In this article, we discuss how we took an application designed to run on a single PC and created a framework that enabled it to distribute its processing over a network grid. The original application is called "CodeMatch" and the grid version we created is "CodeGrid." CodeMatch detects software plagiarism by comparing two directories of possibly thousands of source-code files, then producing a report showing all matching patterns found (www.ddj.com/dept/architect/184405734). CodeMatch is used in court cases to help prove or disprove copyright infringement. Because its algorithms are very rigorous, they are also very time consuming, and CodeMatch can take a long time to compare large numbers of files. For this reason, we were seeking a way to speed it up and came up with the idea of a network grid for resource sharing.
The problem we were trying to solve can be defined as follows:
- Distribute and execute a set of x tasks on y number of nodes of a network.

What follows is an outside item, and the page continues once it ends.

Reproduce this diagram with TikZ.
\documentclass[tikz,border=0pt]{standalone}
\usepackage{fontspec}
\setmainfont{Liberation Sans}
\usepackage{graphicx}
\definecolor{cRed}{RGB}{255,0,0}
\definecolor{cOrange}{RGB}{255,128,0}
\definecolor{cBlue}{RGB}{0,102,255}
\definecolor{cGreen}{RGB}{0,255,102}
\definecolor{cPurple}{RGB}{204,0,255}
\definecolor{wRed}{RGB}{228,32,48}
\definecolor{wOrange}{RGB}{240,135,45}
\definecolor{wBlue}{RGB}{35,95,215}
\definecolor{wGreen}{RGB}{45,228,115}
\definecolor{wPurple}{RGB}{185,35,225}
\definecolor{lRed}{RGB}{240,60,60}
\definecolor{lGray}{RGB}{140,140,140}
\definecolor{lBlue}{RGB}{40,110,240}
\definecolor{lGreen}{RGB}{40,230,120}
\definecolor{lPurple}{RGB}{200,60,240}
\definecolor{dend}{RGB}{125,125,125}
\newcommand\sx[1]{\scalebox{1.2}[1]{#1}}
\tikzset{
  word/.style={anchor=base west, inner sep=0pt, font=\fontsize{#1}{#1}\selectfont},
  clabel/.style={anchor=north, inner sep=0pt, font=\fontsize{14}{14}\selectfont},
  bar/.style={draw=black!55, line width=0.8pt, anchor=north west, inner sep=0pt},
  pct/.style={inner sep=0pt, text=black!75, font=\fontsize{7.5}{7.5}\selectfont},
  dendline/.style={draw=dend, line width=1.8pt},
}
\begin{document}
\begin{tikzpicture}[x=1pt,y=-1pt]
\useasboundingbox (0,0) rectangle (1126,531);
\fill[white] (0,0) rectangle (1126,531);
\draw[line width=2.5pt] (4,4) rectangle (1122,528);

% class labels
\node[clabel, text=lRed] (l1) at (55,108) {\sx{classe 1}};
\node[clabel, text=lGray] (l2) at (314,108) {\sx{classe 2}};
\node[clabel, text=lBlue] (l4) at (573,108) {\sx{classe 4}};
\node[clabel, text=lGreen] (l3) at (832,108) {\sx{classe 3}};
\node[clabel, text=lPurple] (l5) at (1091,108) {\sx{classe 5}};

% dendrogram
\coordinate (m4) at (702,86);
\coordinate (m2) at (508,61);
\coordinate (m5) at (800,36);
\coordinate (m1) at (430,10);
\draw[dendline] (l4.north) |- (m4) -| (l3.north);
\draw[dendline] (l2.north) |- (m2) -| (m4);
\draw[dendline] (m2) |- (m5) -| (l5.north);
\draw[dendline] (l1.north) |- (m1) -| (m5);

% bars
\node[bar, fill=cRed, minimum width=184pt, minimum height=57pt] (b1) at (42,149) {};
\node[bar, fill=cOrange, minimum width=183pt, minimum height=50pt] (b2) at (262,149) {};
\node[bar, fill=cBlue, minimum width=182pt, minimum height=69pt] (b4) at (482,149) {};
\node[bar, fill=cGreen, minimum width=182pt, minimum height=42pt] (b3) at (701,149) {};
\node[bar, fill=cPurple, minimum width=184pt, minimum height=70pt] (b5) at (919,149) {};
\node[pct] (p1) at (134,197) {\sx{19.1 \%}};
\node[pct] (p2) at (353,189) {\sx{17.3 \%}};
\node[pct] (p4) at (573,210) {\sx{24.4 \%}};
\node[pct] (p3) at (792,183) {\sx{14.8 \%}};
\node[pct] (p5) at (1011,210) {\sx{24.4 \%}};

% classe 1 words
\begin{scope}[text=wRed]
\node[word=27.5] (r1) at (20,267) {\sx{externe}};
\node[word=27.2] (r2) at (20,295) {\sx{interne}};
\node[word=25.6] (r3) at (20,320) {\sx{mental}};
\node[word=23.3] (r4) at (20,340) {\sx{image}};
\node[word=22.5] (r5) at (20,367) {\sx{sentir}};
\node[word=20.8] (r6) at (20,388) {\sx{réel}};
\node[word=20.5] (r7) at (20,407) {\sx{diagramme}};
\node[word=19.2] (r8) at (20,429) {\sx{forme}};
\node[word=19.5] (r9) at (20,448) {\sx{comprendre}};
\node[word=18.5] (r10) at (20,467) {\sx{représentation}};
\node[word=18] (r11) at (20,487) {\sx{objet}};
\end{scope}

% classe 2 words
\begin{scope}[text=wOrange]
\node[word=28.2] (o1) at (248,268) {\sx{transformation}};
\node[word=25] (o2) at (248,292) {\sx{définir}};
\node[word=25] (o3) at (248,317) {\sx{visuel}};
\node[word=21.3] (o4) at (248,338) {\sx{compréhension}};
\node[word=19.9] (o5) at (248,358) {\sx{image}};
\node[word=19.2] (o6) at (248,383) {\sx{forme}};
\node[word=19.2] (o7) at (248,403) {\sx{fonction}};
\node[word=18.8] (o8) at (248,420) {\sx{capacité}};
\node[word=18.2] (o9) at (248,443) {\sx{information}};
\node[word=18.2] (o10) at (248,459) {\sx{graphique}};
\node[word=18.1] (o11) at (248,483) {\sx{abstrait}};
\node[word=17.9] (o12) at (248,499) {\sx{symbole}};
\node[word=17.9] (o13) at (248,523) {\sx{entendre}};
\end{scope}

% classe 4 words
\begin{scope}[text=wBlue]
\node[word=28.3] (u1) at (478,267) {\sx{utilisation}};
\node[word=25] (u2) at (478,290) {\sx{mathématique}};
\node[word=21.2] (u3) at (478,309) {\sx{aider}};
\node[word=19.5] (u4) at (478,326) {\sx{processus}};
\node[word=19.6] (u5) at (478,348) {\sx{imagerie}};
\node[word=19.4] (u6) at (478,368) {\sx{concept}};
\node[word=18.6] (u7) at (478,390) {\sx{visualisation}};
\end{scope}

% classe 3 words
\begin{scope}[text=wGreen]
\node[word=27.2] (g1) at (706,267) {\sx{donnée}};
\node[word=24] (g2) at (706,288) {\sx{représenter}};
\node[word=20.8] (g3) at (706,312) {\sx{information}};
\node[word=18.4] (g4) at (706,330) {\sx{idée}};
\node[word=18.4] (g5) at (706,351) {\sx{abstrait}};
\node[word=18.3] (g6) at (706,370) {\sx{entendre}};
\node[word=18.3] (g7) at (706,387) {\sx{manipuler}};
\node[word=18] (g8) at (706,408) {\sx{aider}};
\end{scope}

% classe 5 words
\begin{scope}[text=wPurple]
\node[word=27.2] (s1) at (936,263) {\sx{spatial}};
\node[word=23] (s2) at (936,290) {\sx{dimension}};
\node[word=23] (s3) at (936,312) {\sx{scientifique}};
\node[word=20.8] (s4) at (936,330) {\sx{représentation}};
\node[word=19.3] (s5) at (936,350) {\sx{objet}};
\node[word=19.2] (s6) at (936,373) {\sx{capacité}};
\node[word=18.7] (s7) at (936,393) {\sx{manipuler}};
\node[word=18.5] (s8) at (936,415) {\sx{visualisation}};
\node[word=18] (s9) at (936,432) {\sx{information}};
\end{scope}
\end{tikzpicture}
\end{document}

- Collect the results generated by the nodes and integrate them into a single report.
- Implement load balancing.
- Automatically scale the solution to the number of available nodes in the network.

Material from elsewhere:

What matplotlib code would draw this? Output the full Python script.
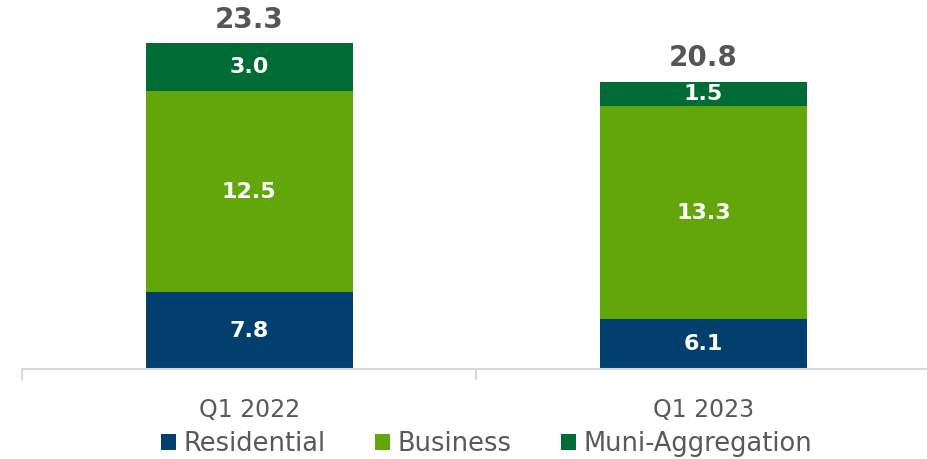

- Integrate the existing CodeMatch software with minmal modification to the existing code base.
- Run on Windows.
- Allow fault-tolerance in case a node has problems during execution.

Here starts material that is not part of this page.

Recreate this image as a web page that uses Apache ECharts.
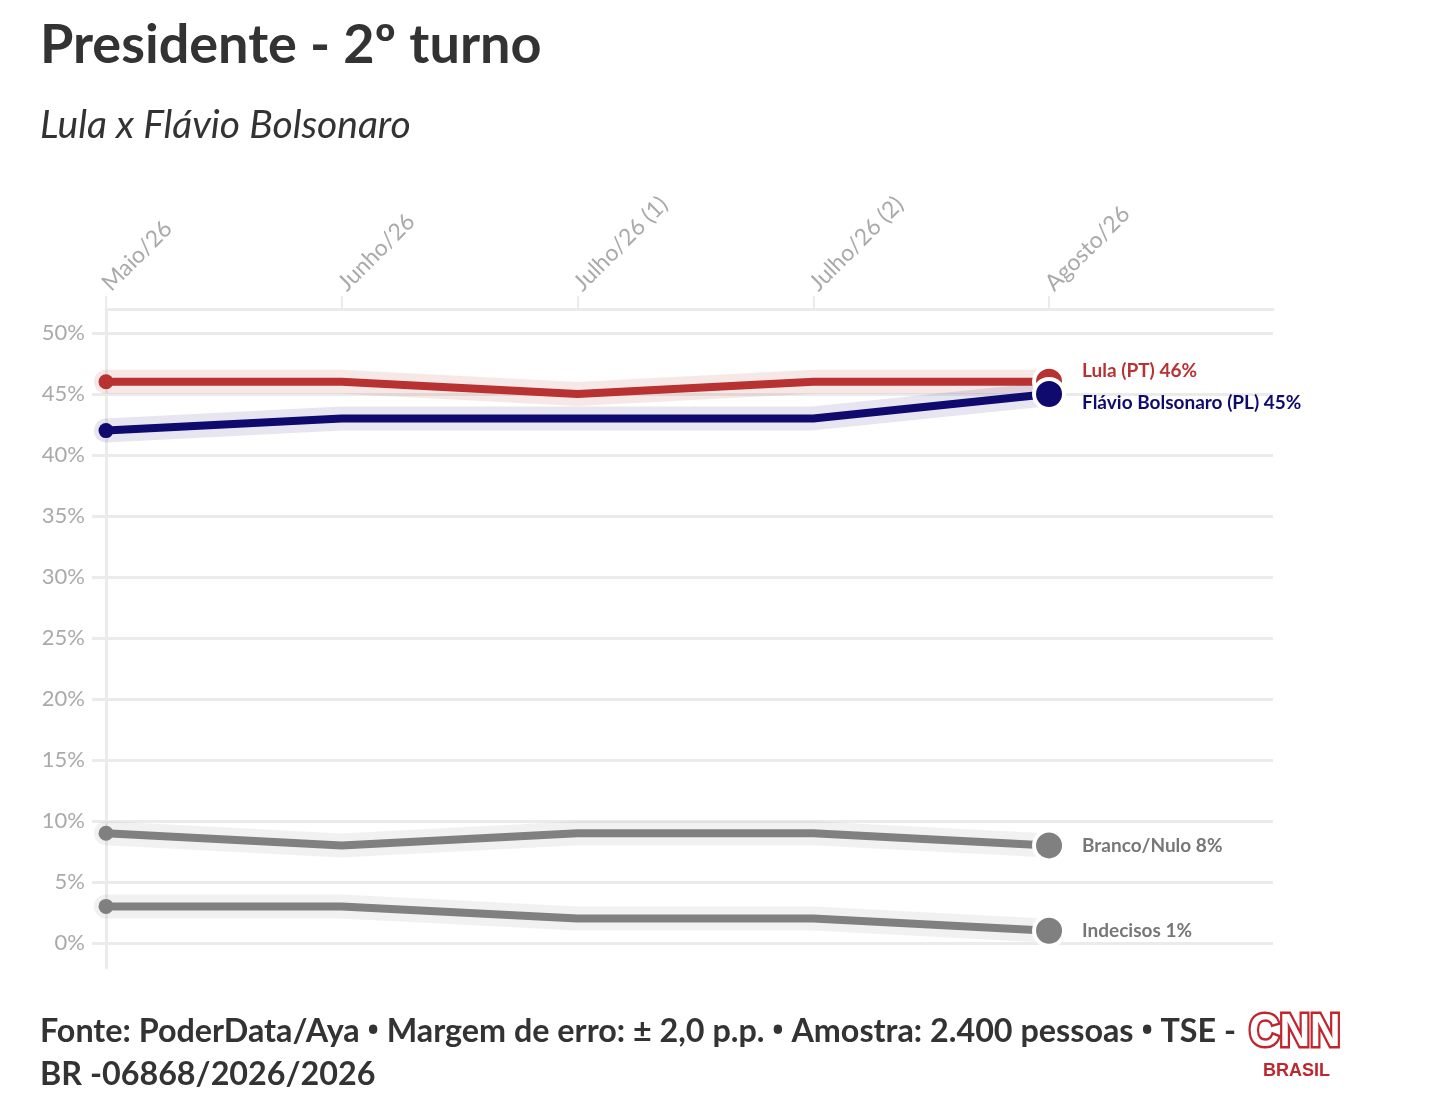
<!DOCTYPE html>
<html>
<head>
<meta charset="utf-8">
<script src="https://cdn.jsdelivr.net/npm/echarts@6/dist/echarts.min.js"></script>
<style>
html,body{margin:0;padding:0;background:#fff;}
#chart{width:1440px;height:1118px;}
</style>
</head>
<body>
<div id="chart"></div>
<script>
// ---- data ----
const categories = ['Maio/26', 'Junho/26', 'Julho/26 (1)', 'Julho/26 (2)', 'Agosto/26'];
const lula = [46, 46, 45, 46, 46];
const flavio = [42, 43, 43, 43, 45];
const brancoNulo = [9, 8, 9, 9, 8];
const indecisos = [3, 3, 2, 2, 1];
const seriesNames = ['Lula (PT)', 'Flávio Bolsonaro (PL)', 'Branco/Nulo', 'Indecisos'];
const yTicks = [0, 5, 10, 15, 20, 25, 30, 35, 40, 45, 50];
const footerParts = ['Fonte: PoderData/Aya', 'Margem de erro: ± 2,0 p.p.', 'Amostra: 2.400 pessoas', 'TSE -\nBR -06868/2026/2026'];

// ---- styles ----
const FONT = 'Lato';
const styles = [
  { color: '#b83232', band: 'rgba(184,50,50,0.11)', labelOffset: [0, -11] },
  { color: '#0f0a6e', band: 'rgba(15,10,110,0.10)', labelOffset: [0, 9] },
  { color: '#808080', band: 'rgba(128,128,128,0.11)', labelOffset: [0, 0] },
  { color: '#808080', band: 'rgba(128,128,128,0.11)', labelOffset: [0, 0] }
];
const allValues = [lula, flavio, brancoNulo, indecisos];
const X_MAX = 4.95;
const gridColor = '#ebebeb';
const catIdx = categories.map((c, i) => i);

const chart = echarts.init(document.getElementById('chart'));

const bandSeries = allValues.map((vals, k) => ({
  type: 'line',
  xAxisIndex: 1, yAxisIndex: 1,
  data: vals.map((v, i) => [i, v]),
  symbol: 'none',
  silent: true,
  lineStyle: { width: 24, color: styles[k].band, cap: 'round', join: 'round' },
  z: 2
}));

const order = [3, 2, 0, 1];
const mainSeries = order.map((k, n) => {
  const vals = allValues[k];
  const last = vals.length - 1;
  return {
    type: 'line',
    name: seriesNames[k],
    xAxisIndex: 1, yAxisIndex: 1,
    z: 3 + n,
    lineStyle: { width: 8, color: styles[k].color, join: 'round' },
    itemStyle: { color: styles[k].color },
    showAllSymbol: true,
    symbol: 'circle',
    data: vals.map((v, i) => {
      const item = { value: [i, v] };
      if (i === 0) {
        item.symbolSize = 15;
        item.itemStyle = { color: styles[k].color, borderWidth: 0 };
      } else if (i === last) {
        item.symbolSize = 30;
        item.itemStyle = { color: styles[k].color, borderColor: '#fff', borderWidth: 4 };
        item.label = {
          show: true,
          position: 'right',
          distance: 16,
          offset: styles[k].labelOffset,
          formatter: seriesNames[k] + ' ' + v + '%',
          color: k < 2 ? styles[k].color : '#777',
          fontFamily: FONT,
          fontWeight: 'bold',
          fontSize: 19
        };
      } else {
        item.symbolSize = 0;
      }
      return item;
    })
  };
});

const footerText = footerParts.join(' {b|•} ');

const option = {
  backgroundColor: '#fff',
  animation: false,
  title: [
    { text: 'Presidente - 2º turno', left: 40, top: 19, padding: 0,
      textStyle: { fontFamily: FONT, fontWeight: 'bold', fontSize: 54, color: '#333' } },
    { text: 'Lula x Flávio Bolsonaro', left: 40, top: 106, padding: 0,
      textStyle: { fontFamily: FONT, fontStyle: 'italic', fontWeight: 'normal', fontSize: 39, color: '#333' } },
    { text: footerText,
      left: 40, top: 1010, padding: 0,
      textStyle: { fontFamily: FONT, fontWeight: 'bold', fontSize: 32.3, lineHeight: 43, color: '#333',
        rich: { b: { fontFamily: 'Open Sans', fontWeight: 'bold', fontSize: 30, lineHeight: 43, color: '#333' } } } }
  ],
  graphic: [
    { type: 'text', x: 1249, y: 1010, scaleX: 0.9,
      style: { text: 'CNN', font: 'bold 47px "Liberation Sans"', fill: '#fff',
        stroke: '#c0262d', lineWidth: 5 } },
    { type: 'text', x: 1263, y: 1062,
      style: { text: 'BRASIL', font: 'bold 18px "Liberation Sans"', fill: '#c0262d' } }
  ],
  grid: [
    { left: 106, right: 1440 - 1273, top: 309, bottom: 1118 - 968 },
    { left: 106, right: 1440 - 1273, top: 333, bottom: 1118 - 943 }
  ],
  xAxis: [
    {
      gridIndex: 0, type: 'value', position: 'top', min: 0, max: X_MAX, interval: 1,
      axisLine: { show: true, onZero: false, lineStyle: { color: gridColor, width: 3 } },
      axisTick: { show: true, length: 13, customValues: catIdx, lineStyle: { color: gridColor, width: 2 } },
      axisLabel: { rotate: -45, margin: 22, color: '#aaa', fontFamily: FONT, fontSize: 23,
        customValues: catIdx, formatter: v => categories[Math.round(v)] },
      splitLine: { show: false }
    },
    {
      gridIndex: 1, type: 'value', min: 0, max: X_MAX, show: false
    }
  ],
  yAxis: [
    {
      gridIndex: 0, type: 'value', min: 0, max: 1,
      axisLine: { show: true, onZero: false, lineStyle: { color: gridColor, width: 3 } },
      axisTick: { show: false }, axisLabel: { show: false }, splitLine: { show: false }
    },
    {
      gridIndex: 1, type: 'value', min: yTicks[0], max: yTicks[yTicks.length - 1], interval: 5,
      axisLine: { show: false },
      axisTick: { show: true, length: 14, lineStyle: { color: gridColor, width: 3 } },
      axisLabel: { margin: 21, color: '#aaa', fontFamily: FONT, fontSize: 22, formatter: '{value}%' },
      splitLine: { show: true, lineStyle: { color: gridColor, width: 3 } }
    }
  ],
  series: bandSeries.concat(mainSeries)
};
chart.setOption(option);
</script>
</body>
</html>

- Develop in a short amount of time.
There are many different ways to share resources between multiple computers over a network, and in our research, we compared some of these by listing the respective advantages, disadvantages, and the trade-offs of choosing one way over another (see Table 1). The main advantages of distributed computing are increased performance by sharing the load of resource-intensive applications, improved scalability, and fault tolerance. These advantages come at a cost however of added complexity, potential security problems, and increased manageability issues. To develop a successful distributed system, careful planning is necessary as remote calls can be 1000 times slower than a local call. There has to be a balance between the added overhead of the network management and the size of the job itself.
|Client-Server||Many tools available, especially in Java. Basis for other architectures.||Overhead of managing socket connections can be tedious. If server fails, clients are useless.|
|Peer-to-Peer||No need for central server.Robust (no single point of failure).||Harder to manage froma central location.Generally refers to sharing of files, but not hardware resources.|
|Distributed Objects||Very scalable. Increased flexibility.||Requires middleware or developer must manage synchronization and client-server overhead.|
|Clustering||High Performance. Excellent load balancing.||Needs homogeneous hardware. High Administrative overhead for processes and network.|
|Grid Computing||Can use heterogeneous hardware. Can be used across large networks such as the internet. No central administration.||Compared to a normal cluster, a grid has more middleware issues to deal with.|
In the search for the best approach to this problem, we explored several possible solutions, using different programming methodologies (such as procedural and object-oriented programming) and different frameworks (such as .NET and Java frameworks). We looked at the various software tools available, and different communications methods such as Remote Method Invocation (RMI) and Remote Procedure Calls (RPC). We also looked at different algorithms for distributing the work such as the master-slave paradigm and the push-pull model. While our design choices are by no means the only ones, they represent what we felt were the best choices in this particular project.